───── PROVIDED DATA

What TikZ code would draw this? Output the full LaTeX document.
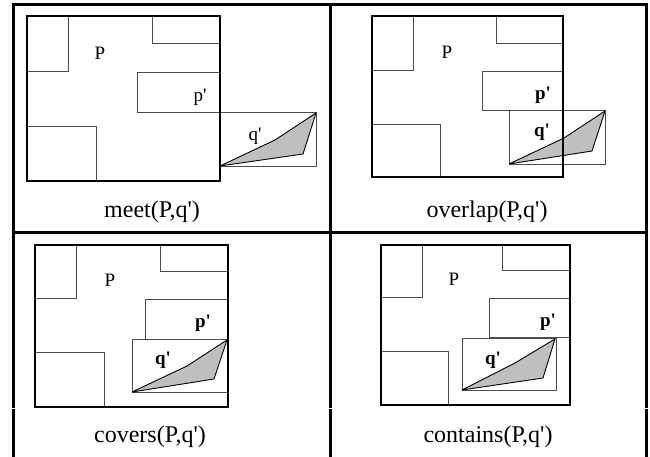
\documentclass[tikz,border=0pt]{standalone}
\usepackage{fontspec}
\setmainfont{Liberation Serif}
\usepackage{tikz}
\usetikzlibrary{positioning}

\begin{document}
\begin{tikzpicture}[x=1pt, y=-1pt]
  \tikzstyle{grid}=[line width=3pt]
  \tikzstyle{pbox}=[line width=2.4pt]
  \tikzstyle{cell}=[draw=black!70, line width=0.9pt]
  \tikzstyle{region}=[fill=black!25, draw=black, line width=0.9pt, line join=round]
  \tikzstyle{tag}=[inner sep=0pt, font=\fontsize{19}{22}\selectfont]
  \tikzstyle{boldtag}=[tag, font=\fontsize{19}{22}\selectfont\bfseries]
  \tikzstyle{caption}=[inner sep=0pt, font=\fontsize{24}{29}\selectfont]
  \useasboundingbox (0,0) rectangle (650,457);
  % table rules
  \draw[grid] (11.5,5) -- (647.5,5);
  \draw[grid] (11.5,232.5) -- (647.5,232.5);
  \foreach \x in {13,330,646} {
    \draw[grid] (\x,3.5) -- (\x,407.5);
    \draw[grid] (\x,409) -- (\x,457);
  }

  % meet
  \draw[cell] (27,16) rectangle (68,71);
  \draw[cell] (152,16) rectangle (220,43);
  \draw[cell] (137,72) rectangle (220,112);
  \draw[cell] (27,126) rectangle (96,181);
  \draw[cell] (220,112) rectangle (316,166);
  \filldraw[region] (220,166) -- (275,140) -- (316,113) -- (303,154) -- cycle;
  \draw[pbox] (27,16) rectangle (220,181);
  \node[tag] (bigP1) at (100,53) {P};
  \node[tag] (smallp1) at (200,97) {p\textquotesingle};
  \node[tag] (smallq1) at (255,136) {q\textquotesingle};
  \node[caption] (meet) at (152,212) {meet(P,q\textquotesingle)};

  % overlap
  \draw[cell] (372,16) rectangle (413,70);
  \draw[cell] (496,16) rectangle (563,43);
  \draw[cell] (482,71) rectangle (563,110);
  \draw[cell] (372,124) rectangle (440,177);
  \draw[cell] (509,110) rectangle (605,164);
  \filldraw[region] (509,164) -- (564,138) -- (605,111) -- (592,151) -- cycle;
  \draw[pbox] (372,16) rectangle (563,177);
  \node[tag] (bigP2) at (447,52) {P};
  \node[boldtag] (smallp2) at (543,95) {p\textquotesingle};
  \node[boldtag] (smallq2) at (542,132) {q\textquotesingle};
  \node[caption] (overlap) at (487,212) {overlap(P,q\textquotesingle)};

  % covers
  \draw[cell] (35,245) rectangle (76,298);
  \draw[cell] (160,245) rectangle (228,271);
  \draw[cell] (145,299) rectangle (228,339);
  \draw[cell] (35,352) rectangle (104,407);
  \draw[cell] (132,339) rectangle (228,392);
  \filldraw[region] (132,392) -- (187,366) -- (227,340) -- (214,379) -- cycle;
  \draw[pbox] (35,245) rectangle (228,407);
  \node[tag] (bigP3) at (110,280) {P};
  \node[boldtag] (smallp3) at (203,323) {p\textquotesingle};
  \node[boldtag] (smallq3) at (163,360) {q\textquotesingle};
  \node[caption] (covers) at (150,437) {covers(P,q\textquotesingle)};

  % contains
  \draw[cell] (381,245) rectangle (422,297);
  \draw[cell] (502,245) rectangle (570,270);
  \draw[cell] (489,298) rectangle (570,337);
  \draw[cell] (381,351) rectangle (448,405);
  \draw[cell] (462,338) rectangle (556,390);
  \filldraw[region] (462,390) -- (515,363) -- (555,339) -- (543,378) -- cycle;
  \draw[pbox] (381,245) rectangle (570,405);
  \node[tag] (bigP4) at (454,279) {P};
  \node[boldtag] (smallp4) at (548,322) {p\textquotesingle};
  \node[boldtag] (smallq4) at (493,360) {q\textquotesingle};
  \node[caption] (contains) at (488,437) {contains(P,q\textquotesingle)};
\end{tikzpicture}
\end{document}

──────────

**STATED GOAL**
Go through the listing above and quote it exactly, apart from its images.

**RESULT OF THIS TASK**
What TikZ code would draw this? Output the full LaTeX document.
\documentclass[tikz,border=0pt]{standalone}
\usepackage{fontspec}
\setmainfont{Liberation Serif}
\usepackage{tikz}
\usetikzlibrary{positioning}

\begin{document}
\begin{tikzpicture}[x=1pt, y=-1pt]
  \tikzstyle{grid}=[line width=3pt]
  \tikzstyle{pbox}=[line width=2.4pt]
  \tikzstyle{cell}=[draw=black!70, line width=0.9pt]
  \tikzstyle{region}=[fill=black!25, draw=black, line width=0.9pt, line join=round]
  \tikzstyle{tag}=[inner sep=0pt, font=\fontsize{19}{22}\selectfont]
  \tikzstyle{boldtag}=[tag, font=\fontsize{19}{22}\selectfont\bfseries]
  \tikzstyle{caption}=[inner sep=0pt, font=\fontsize{24}{29}\selectfont]
  \useasboundingbox (0,0) rectangle (650,457);
  % table rules
  \draw[grid] (11.5,5) -- (647.5,5);
  \draw[grid] (11.5,232.5) -- (647.5,232.5);
  \foreach \x in {13,330,646} {
    \draw[grid] (\x,3.5) -- (\x,407.5);
    \draw[grid] (\x,409) -- (\x,457);
  }

  % meet
  \draw[cell] (27,16) rectangle (68,71);
  \draw[cell] (152,16) rectangle (220,43);
  \draw[cell] (137,72) rectangle (220,112);
  \draw[cell] (27,126) rectangle (96,181);
  \draw[cell] (220,112) rectangle (316,166);
  \filldraw[region] (220,166) -- (275,140) -- (316,113) -- (303,154) -- cycle;
  \draw[pbox] (27,16) rectangle (220,181);
  \node[tag] (bigP1) at (100,53) {P};
  \node[tag] (smallp1) at (200,97) {p\textquotesingle};
  \node[tag] (smallq1) at (255,136) {q\textquotesingle};
  \node[caption] (meet) at (152,212) {meet(P,q\textquotesingle)};

  % overlap
  \draw[cell] (372,16) rectangle (413,70);
  \draw[cell] (496,16) rectangle (563,43);
  \draw[cell] (482,71) rectangle (563,110);
  \draw[cell] (372,124) rectangle (440,177);
  \draw[cell] (509,110) rectangle (605,164);
  \filldraw[region] (509,164) -- (564,138) -- (605,111) -- (592,151) -- cycle;
  \draw[pbox] (372,16) rectangle (563,177);
  \node[tag] (bigP2) at (447,52) {P};
  \node[boldtag] (smallp2) at (543,95) {p\textquotesingle};
  \node[boldtag] (smallq2) at (542,132) {q\textquotesingle};
  \node[caption] (overlap) at (487,212) {overlap(P,q\textquotesingle)};

  % covers
  \draw[cell] (35,245) rectangle (76,298);
  \draw[cell] (160,245) rectangle (228,271);
  \draw[cell] (145,299) rectangle (228,339);
  \draw[cell] (35,352) rectangle (104,407);
  \draw[cell] (132,339) rectangle (228,392);
  \filldraw[region] (132,392) -- (187,366) -- (227,340) -- (214,379) -- cycle;
  \draw[pbox] (35,245) rectangle (228,407);
  \node[tag] (bigP3) at (110,280) {P};
  \node[boldtag] (smallp3) at (203,323) {p\textquotesingle};
  \node[boldtag] (smallq3) at (163,360) {q\textquotesingle};
  \node[caption] (covers) at (150,437) {covers(P,q\textquotesingle)};

  % contains
  \draw[cell] (381,245) rectangle (422,297);
  \draw[cell] (502,245) rectangle (570,270);
  \draw[cell] (489,298) rectangle (570,337);
  \draw[cell] (381,351) rectangle (448,405);
  \draw[cell] (462,338) rectangle (556,390);
  \filldraw[region] (462,390) -- (515,363) -- (555,339) -- (543,378) -- cycle;
  \draw[pbox] (381,245) rectangle (570,405);
  \node[tag] (bigP4) at (454,279) {P};
  \node[boldtag] (smallp4) at (548,322) {p\textquotesingle};
  \node[boldtag] (smallq4) at (493,360) {q\textquotesingle};
  \node[caption] (contains) at (488,437) {contains(P,q\textquotesingle)};
\end{tikzpicture}
\end{document}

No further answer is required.